- _EXERCISE GOAL_
Seek out every line containing the word "code", and copy each.

- _DATA PROVIDED_
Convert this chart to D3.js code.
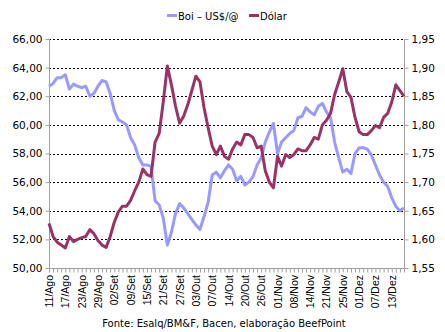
<!DOCTYPE html>
<html><head><meta charset="utf-8">
<script src="https://cdn.jsdelivr.net/npm/d3@7"></script>
<style>
body{margin:0;background:#fff;}
svg text{font-family:"DejaVu Sans",Verdana,sans-serif;fill:#000;}
</style></head>
<body>
<svg id="c" width="445" height="332"></svg>
<script>
const dateLabels = ["11/Ago","17/Ago","23/Ago","29/Ago","02/Set","09/Set","15/Set","21/Set","27/Set","03/Out","07/Out","14/Out","20/Out","26/Out","01/Nov","08/Nov","14/Nov","21/Nov","25/Nov","01/Dez","07/Dez","13/Dez"];
const labelEvery = 4;
const boi = [62.7,62.9,63.3,63.3,63.5,62.5,62.85,62.7,62.6,62.7,62.0,62.2,62.7,63.1,63.0,62.2,61.0,60.35,60.2,60.0,
59.1,58.6,57.7,57.2,57.2,57.1,54.7,54.4,53.5,51.6,52.5,53.8,54.5,54.2,53.8,53.4,53.0,52.7,53.6,54.6,
56.5,56.7,56.3,56.8,57.2,56.9,56.1,56.4,55.8,56.0,56.4,57.2,57.7,58.8,59.5,60.1,58.0,58.8,59.1,59.4,
59.6,60.5,60.6,61.2,60.9,60.7,61.3,61.5,60.9,60.5,58.8,57.7,56.7,56.9,56.6,58.0,58.4,58.4,58.3,57.9,
57.2,56.5,56.0,55.7,54.9,54.3,54.0,54.2];
const dolar = [1.628,1.605,1.595,1.590,1.585,1.605,1.596,1.600,1.603,1.605,1.617,1.610,1.598,1.590,1.586,1.605,1.630,1.648,1.658,1.658,
1.668,1.685,1.700,1.723,1.713,1.710,1.770,1.785,1.840,1.903,1.870,1.833,1.803,1.815,1.835,1.860,1.885,1.875,1.830,1.795,
1.763,1.748,1.763,1.745,1.740,1.758,1.770,1.765,1.783,1.783,1.778,1.760,1.763,1.720,1.700,1.690,1.745,1.728,1.748,1.743,
1.748,1.758,1.755,1.755,1.765,1.778,1.775,1.800,1.808,1.820,1.853,1.875,1.898,1.858,1.848,1.813,1.788,1.783,1.783,1.790,
1.799,1.795,1.813,1.820,1.840,1.870,1.860,1.850];
const leftTicks = [50,52,54,56,58,60,62,64,66];
const rightTicks = [1.55,1.60,1.65,1.70,1.75,1.80,1.85,1.90,1.95];
const seriesNames = ["Boi \u2013 US$/@","D\u00f3lar"];
const colors = ["#9999ff","#993366"];
const source = "Fonte: Esalq/BM&F, Bacen, elabora\u00e7\u00e3o BeefPoint";

const svg = d3.select("#c");
const L = 49, R = 404, T = 39, B = 268;
const x = d3.scaleLinear().domain([0, boi.length-1]).range([L, R]);
const yL = d3.scaleLinear().domain([50,66]).range([B, T]);
const yR = d3.scaleLinear().domain([1.55,1.95]).range([B, T]);
const fmt2 = v => v.toFixed(2).replace(".", ",");

// gridlines
svg.append("g").selectAll("line").data(leftTicks.slice(1)).join("line")
  .attr("x1", L).attr("x2", R).attr("y1", d=>Math.round(yL(d))+0.5).attr("y2", d=>Math.round(yL(d))+0.5)
  .attr("stroke", "#000").attr("stroke-width", 1).attr("stroke-dasharray", "2,2");

// left axis
const gL = svg.append("g").attr("transform", `translate(${L+0.5},0)`)
  .call(d3.axisLeft(yL).tickValues(leftTicks).tickFormat(fmt2).tickSize(4).tickPadding(3));
// right axis
const gR = svg.append("g").attr("transform", `translate(${R+0.5},0)`)
  .call(d3.axisRight(yR).tickValues(rightTicks).tickFormat(fmt2).tickSize(4).tickPadding(3));
// bottom axis
const idx = d3.range(boi.length);
const gB = svg.append("g").attr("transform", `translate(0,${B+0.5})`)
  .call(d3.axisBottom(x).tickValues(idx).tickSize(4).tickFormat(""));
[gL,gR,gB].forEach(g=>{
  g.select(".domain").attr("stroke","#a0a0a0");
  g.selectAll(".tick line").attr("stroke","#a0a0a0");
  g.selectAll("text").attr("font-size", 10.5).attr("font-family","DejaVu Sans, Verdana, sans-serif").attr("fill","#000");
});
gL.select(".domain").attr("d", `M0,${T}V${B}`);
gR.select(".domain").attr("d", `M0,${T}V${B}`);
gB.select(".domain").attr("d", `M${L},0H${R}`);

// x labels
svg.append("g").selectAll("text").data(dateLabels).join("text")
  .attr("transform", (d,i)=>`translate(${x(i*labelEvery)+4},${B+7}) rotate(-90)`)
  .attr("text-anchor","end")
  .style("font-family","Liberation Sans, Arial, sans-serif").attr("font-size", 10.5)
  .text(d=>d);

// lines
svg.append("path").datum(boi).attr("fill","none").attr("stroke",colors[0]).attr("stroke-width",3)
  .attr("stroke-linejoin","round")
  .attr("d", d3.line().x((d,i)=>x(i)).y(d=>yL(d)));
svg.append("path").datum(dolar).attr("fill","none").attr("stroke",colors[1]).attr("stroke-width",3)
  .attr("stroke-linejoin","round")
  .attr("d", d3.line().x((d,i)=>x(i)).y(d=>yR(d)));

// legend
const lg = svg.append("g");
const legX = [167, 249];
seriesNames.forEach((n,i)=>{
  lg.append("rect").attr("x", legX[i]).attr("y", 14).attr("width", 10).attr("height", 3).attr("fill", colors[i]);
  lg.append("text").attr("x", legX[i]+11).attr("y", 19.5).attr("font-size", 10).text(n);
});

// source
svg.append("text").attr("x", 224).attr("y", 327).attr("text-anchor","middle").attr("font-size", 10).text(source);
</script>
</body></html>
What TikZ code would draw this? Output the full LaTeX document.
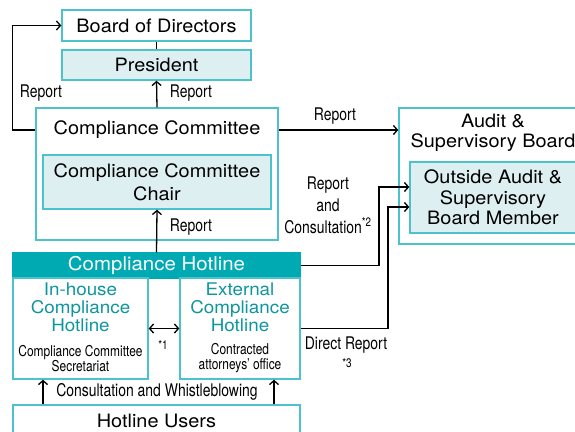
\documentclass[tikz,border=0pt]{standalone}
\usepackage{fontspec}
\setmainfont{TeX Gyre Heros}[FakeStretch=1.08]
\newfontfamily\condfont{TeX Gyre Heros}[FakeStretch=0.8]
\usepackage{tikz}
\usetikzlibrary{arrows.meta,calc}
\definecolor{hlteal}{RGB}{0,170,178}
\definecolor{boxline}{RGB}{76,194,203}
\definecolor{boxfill}{RGB}{222,239,242}
\definecolor{tealtext}{RGB}{14,150,158}

\begin{document}
\begin{tikzpicture}[x=1bp,y=-1bp,line width=1.3bp,
		>={Straight Barb[length=4bp,width=9bp]},
		box/.style={draw=boxline,fill=white,line width=1.4bp,inner sep=0pt,align=center,
			font=\fontsize{18.5}{20.5}\selectfont},
		lightbox/.style={box,fill=boxfill},
		hltext/.style={text=tealtext,align=center,inner sep=0pt,font=\fontsize{17.5}{18}\selectfont},
		lbl/.style={align=center,inner sep=0pt,font=\condfont\fontsize{17.5}{22}\selectfont},
		smalllbl/.style={align=center,inner sep=0pt,font=\condfont\fontsize{15}{15}\selectfont},
		note/.style={inner sep=0pt,font=\condfont\fontsize{12.5}{12}\selectfont}]
		\useasboundingbox (0,0) rectangle (575,431);
%
		\node[box,minimum width=189bp,minimum height=31bp] (bod) at (156.5,25.5) {Board of Directors};
		\node[lightbox,minimum width=189bp,minimum height=30bp] (pres) at (156.5,65) {President};
		\node[box,minimum width=242bp,minimum height=132bp] (cc) at (157,174) {};
		\node[font=\fontsize{18.5}{20.5}\selectfont] (cctitle) at (157,130) {Compliance Committee};
		\node[lightbox,minimum width=228bp,minimum height=54bp,font=\fontsize{18.5}{23.5}\selectfont] (chair) at (157,182) {Compliance Committee\\Chair};
		\node[box,minimum width=188bp,minimum height=136bp] (aud) at (493,176) {};
		\node[align=center,font=\fontsize{18.5}{20.5}\selectfont] (audtitle) at (493,133) {Audit \&\\Supervisory Board};
		\node[lightbox,minimum width=166bp,minimum height=71bp] (out) at (493,197.5) {Outside Audit \&\\Supervisory\\Board Member};
%
		\node[box,fill=hlteal,draw=hlteal,text=white,minimum width=287bp,minimum height=25bp,font=\fontsize{19}{20}\selectfont] (hl) at (156.5,265.5) {Compliance Hotline};
		\node[box,minimum width=135bp,minimum height=101bp] (inh) at (80.5,328.5) {};
		\node[hltext] (inhname) at (80.5,307) {In-house\\Compliance\\Hotline};
		\node[smalllbl] (inhsec) at (80.5,358.5) {Compliance Committee\\Secretariat};
		\node[box,minimum width=120bp,minimum height=101bp] (ext) at (240,328.5) {};
		\node[hltext] (extname) at (240,307) {External\\Compliance\\Hotline};
		\node[smalllbl] (extsec) at (240,358.5) {Contracted\\attorneys’ office};
		\node[box,minimum width=287bp,minimum height=32bp] (users) at (156.5,421) {Hotline Users};
%
		\coordinate (j1) at (379,187);
		\coordinate (j2) at (388,207);
		\coordinate (u1) at (43,0);
		\coordinate (u2) at (274,0);
		\draw[->] (cctitle -| cc.west) -- ++(-23,0) |- (bod.west);
		\draw (bod.south) -- (pres.north);
		\draw[->] (cc.north) -- (pres.south);
		\draw[->] (hl.north) -- (chair.south);
		\draw[->] (cctitle -| cc.east) -- (cctitle -| aud.west);
		\draw[->] (hl.east) -| (j1) -- (j1 -| out.west);
		\draw[->] (ext.east) -| (j2) -- (j2 -| out.west);
		\draw[<->] (inh.east) -- (ext.west);
		\draw[->] (users.north -| u1) -- (inh.south -| u1);
		\draw[->] (users.north -| u2) -- (ext.south -| u2);
%
		\node[lbl] (rep1) at (41,93) {Report};
		\node[lbl] (rep2) at (191,93) {Report};
		\node[lbl] (rep3) at (191,227) {Report};
		\node[lbl] (rep4) at (335,116) {Report};
		\node[lbl] (rep5) at (328,205) {Report\\and\\Consultation\textsuperscript{*2}};
		\node[lbl] (direct) at (346,345) {Direct Report};
		\node[note] (n3) at (347,363) {*3};
		\node[note] (n1) at (163,345) {*1};
		\node[lbl] (consult) at (157,392) {Consultation and Whistleblowing};
	\end{tikzpicture}
\end{document}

- _FINISHED TASK_
Convert this chart to D3.js code.
What TikZ code would draw this? Output the full LaTeX document.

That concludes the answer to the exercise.